▶ **DIRECTION**
Starting at the first line of the listing below, repeat each line up to and including the one containing "5800, 6100, 6700, 7400, 8500, 9500, 10300, 10800, 11700]". Leave out pictures.

===

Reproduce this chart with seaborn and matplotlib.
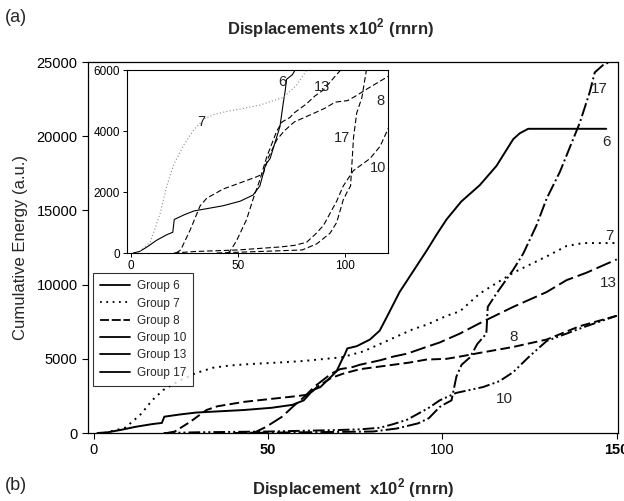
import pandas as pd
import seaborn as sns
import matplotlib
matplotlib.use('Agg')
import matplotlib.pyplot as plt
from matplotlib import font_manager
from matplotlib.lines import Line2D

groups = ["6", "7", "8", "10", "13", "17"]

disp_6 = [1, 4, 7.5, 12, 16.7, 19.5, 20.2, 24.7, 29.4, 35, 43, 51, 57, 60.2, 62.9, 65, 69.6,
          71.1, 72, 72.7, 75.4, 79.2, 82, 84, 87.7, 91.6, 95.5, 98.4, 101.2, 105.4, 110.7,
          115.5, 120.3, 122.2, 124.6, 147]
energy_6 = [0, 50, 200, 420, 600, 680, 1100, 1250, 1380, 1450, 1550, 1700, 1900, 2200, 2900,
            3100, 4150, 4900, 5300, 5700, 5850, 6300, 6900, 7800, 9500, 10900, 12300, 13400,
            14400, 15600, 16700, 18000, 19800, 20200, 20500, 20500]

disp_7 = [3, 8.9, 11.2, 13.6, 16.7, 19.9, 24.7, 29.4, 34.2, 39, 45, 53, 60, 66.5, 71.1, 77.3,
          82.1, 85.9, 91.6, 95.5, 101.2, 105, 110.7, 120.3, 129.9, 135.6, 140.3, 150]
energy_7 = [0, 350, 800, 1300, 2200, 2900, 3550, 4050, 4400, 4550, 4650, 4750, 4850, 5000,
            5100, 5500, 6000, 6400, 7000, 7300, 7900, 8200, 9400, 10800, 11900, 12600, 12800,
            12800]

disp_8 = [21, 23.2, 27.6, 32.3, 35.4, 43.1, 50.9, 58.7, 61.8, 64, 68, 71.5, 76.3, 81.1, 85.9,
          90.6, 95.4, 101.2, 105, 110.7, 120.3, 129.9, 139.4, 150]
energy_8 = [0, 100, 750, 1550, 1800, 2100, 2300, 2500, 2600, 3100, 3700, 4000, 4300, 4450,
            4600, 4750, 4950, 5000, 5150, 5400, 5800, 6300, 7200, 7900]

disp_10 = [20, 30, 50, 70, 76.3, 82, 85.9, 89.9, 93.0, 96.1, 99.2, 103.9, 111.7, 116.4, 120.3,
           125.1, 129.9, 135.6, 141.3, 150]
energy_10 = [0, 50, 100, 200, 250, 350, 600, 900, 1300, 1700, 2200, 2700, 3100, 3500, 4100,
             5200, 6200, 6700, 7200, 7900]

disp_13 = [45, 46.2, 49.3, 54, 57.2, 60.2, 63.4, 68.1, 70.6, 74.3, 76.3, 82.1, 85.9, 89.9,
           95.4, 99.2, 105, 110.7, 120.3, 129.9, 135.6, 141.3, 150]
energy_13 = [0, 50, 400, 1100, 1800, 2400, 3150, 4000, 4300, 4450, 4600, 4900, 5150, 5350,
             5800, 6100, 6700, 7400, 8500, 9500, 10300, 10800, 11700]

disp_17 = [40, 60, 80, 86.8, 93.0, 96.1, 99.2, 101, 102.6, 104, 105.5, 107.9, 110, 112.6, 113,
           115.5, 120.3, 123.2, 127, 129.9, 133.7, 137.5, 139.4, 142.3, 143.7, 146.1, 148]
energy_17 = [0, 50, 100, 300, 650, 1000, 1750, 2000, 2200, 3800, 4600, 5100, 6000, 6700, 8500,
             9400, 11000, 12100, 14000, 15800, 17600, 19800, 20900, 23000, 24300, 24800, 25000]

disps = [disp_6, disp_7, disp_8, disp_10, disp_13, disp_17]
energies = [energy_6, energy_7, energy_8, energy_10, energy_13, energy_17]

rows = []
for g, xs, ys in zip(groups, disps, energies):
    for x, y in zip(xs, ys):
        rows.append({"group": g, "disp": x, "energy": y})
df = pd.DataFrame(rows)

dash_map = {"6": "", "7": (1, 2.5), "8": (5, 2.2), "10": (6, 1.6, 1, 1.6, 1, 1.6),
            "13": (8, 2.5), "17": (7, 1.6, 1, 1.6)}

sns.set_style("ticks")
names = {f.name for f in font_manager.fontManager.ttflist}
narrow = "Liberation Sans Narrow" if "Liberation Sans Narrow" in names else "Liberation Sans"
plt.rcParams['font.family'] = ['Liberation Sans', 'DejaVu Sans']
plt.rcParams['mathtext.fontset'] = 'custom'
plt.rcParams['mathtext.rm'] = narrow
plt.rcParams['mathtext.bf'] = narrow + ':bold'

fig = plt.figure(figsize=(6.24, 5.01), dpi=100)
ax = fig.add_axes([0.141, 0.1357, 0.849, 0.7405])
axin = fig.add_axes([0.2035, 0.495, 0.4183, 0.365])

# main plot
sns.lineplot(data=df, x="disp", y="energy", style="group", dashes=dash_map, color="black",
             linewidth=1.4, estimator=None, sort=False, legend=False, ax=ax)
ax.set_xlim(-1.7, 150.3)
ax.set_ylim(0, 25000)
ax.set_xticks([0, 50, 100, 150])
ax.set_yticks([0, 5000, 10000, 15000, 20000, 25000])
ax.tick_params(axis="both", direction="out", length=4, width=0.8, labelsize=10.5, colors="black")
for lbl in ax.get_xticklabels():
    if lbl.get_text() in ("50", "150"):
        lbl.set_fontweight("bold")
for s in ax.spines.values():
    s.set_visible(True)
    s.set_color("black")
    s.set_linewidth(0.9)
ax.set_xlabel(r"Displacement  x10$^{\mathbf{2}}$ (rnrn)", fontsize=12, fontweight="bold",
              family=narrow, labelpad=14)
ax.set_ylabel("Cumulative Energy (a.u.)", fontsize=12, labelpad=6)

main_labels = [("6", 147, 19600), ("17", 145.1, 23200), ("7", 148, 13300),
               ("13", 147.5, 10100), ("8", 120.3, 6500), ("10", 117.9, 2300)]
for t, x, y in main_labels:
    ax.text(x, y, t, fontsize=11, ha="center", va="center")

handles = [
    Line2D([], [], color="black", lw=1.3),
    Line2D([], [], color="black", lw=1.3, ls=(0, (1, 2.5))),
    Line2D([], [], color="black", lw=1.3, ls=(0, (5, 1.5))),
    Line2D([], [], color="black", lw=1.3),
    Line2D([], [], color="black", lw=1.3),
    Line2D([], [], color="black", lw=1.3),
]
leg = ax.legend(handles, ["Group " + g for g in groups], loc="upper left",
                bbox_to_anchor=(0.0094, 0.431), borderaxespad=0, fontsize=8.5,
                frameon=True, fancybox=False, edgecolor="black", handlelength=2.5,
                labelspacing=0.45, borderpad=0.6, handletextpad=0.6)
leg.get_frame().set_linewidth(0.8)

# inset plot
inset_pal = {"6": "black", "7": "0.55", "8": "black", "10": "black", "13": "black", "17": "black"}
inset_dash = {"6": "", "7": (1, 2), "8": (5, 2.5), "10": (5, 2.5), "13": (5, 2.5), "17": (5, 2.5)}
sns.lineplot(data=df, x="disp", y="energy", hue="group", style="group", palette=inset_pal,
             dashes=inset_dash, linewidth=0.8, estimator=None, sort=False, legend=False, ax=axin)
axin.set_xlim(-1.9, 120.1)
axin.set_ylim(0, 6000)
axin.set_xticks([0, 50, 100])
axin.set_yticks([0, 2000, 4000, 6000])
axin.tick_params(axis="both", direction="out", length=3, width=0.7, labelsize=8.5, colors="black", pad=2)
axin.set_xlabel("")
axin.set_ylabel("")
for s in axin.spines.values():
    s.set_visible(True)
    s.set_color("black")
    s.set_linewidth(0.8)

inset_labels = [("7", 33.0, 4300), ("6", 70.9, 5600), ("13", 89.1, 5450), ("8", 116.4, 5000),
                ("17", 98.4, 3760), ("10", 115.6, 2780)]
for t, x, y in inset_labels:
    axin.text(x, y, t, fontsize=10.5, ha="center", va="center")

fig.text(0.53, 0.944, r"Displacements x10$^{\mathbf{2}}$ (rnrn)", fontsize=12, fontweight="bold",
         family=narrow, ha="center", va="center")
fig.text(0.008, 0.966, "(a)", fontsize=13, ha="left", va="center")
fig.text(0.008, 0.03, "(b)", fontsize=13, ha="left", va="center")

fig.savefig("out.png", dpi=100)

===

▶ **FINAL ANSWER**
Reproduce this chart with seaborn and matplotlib.
import pandas as pd
import seaborn as sns
import matplotlib
matplotlib.use('Agg')
import matplotlib.pyplot as plt
from matplotlib import font_manager
from matplotlib.lines import Line2D

groups = ["6", "7", "8", "10", "13", "17"]

disp_6 = [1, 4, 7.5, 12, 16.7, 19.5, 20.2, 24.7, 29.4, 35, 43, 51, 57, 60.2, 62.9, 65, 69.6,
          71.1, 72, 72.7, 75.4, 79.2, 82, 84, 87.7, 91.6, 95.5, 98.4, 101.2, 105.4, 110.7,
          115.5, 120.3, 122.2, 124.6, 147]
energy_6 = [0, 50, 200, 420, 600, 680, 1100, 1250, 1380, 1450, 1550, 1700, 1900, 2200, 2900,
            3100, 4150, 4900, 5300, 5700, 5850, 6300, 6900, 7800, 9500, 10900, 12300, 13400,
            14400, 15600, 16700, 18000, 19800, 20200, 20500, 20500]

disp_7 = [3, 8.9, 11.2, 13.6, 16.7, 19.9, 24.7, 29.4, 34.2, 39, 45, 53, 60, 66.5, 71.1, 77.3,
          82.1, 85.9, 91.6, 95.5, 101.2, 105, 110.7, 120.3, 129.9, 135.6, 140.3, 150]
energy_7 = [0, 350, 800, 1300, 2200, 2900, 3550, 4050, 4400, 4550, 4650, 4750, 4850, 5000,
            5100, 5500, 6000, 6400, 7000, 7300, 7900, 8200, 9400, 10800, 11900, 12600, 12800,
            12800]

disp_8 = [21, 23.2, 27.6, 32.3, 35.4, 43.1, 50.9, 58.7, 61.8, 64, 68, 71.5, 76.3, 81.1, 85.9,
          90.6, 95.4, 101.2, 105, 110.7, 120.3, 129.9, 139.4, 150]
energy_8 = [0, 100, 750, 1550, 1800, 2100, 2300, 2500, 2600, 3100, 3700, 4000, 4300, 4450,
            4600, 4750, 4950, 5000, 5150, 5400, 5800, 6300, 7200, 7900]

disp_10 = [20, 30, 50, 70, 76.3, 82, 85.9, 89.9, 93.0, 96.1, 99.2, 103.9, 111.7, 116.4, 120.3,
           125.1, 129.9, 135.6, 141.3, 150]
energy_10 = [0, 50, 100, 200, 250, 350, 600, 900, 1300, 1700, 2200, 2700, 3100, 3500, 4100,
             5200, 6200, 6700, 7200, 7900]

disp_13 = [45, 46.2, 49.3, 54, 57.2, 60.2, 63.4, 68.1, 70.6, 74.3, 76.3, 82.1, 85.9, 89.9,
           95.4, 99.2, 105, 110.7, 120.3, 129.9, 135.6, 141.3, 150]
energy_13 = [0, 50, 400, 1100, 1800, 2400, 3150, 4000, 4300, 4450, 4600, 4900, 5150, 5350,
             5800, 6100, 6700, 7400, 8500, 9500, 10300, 10800, 11700]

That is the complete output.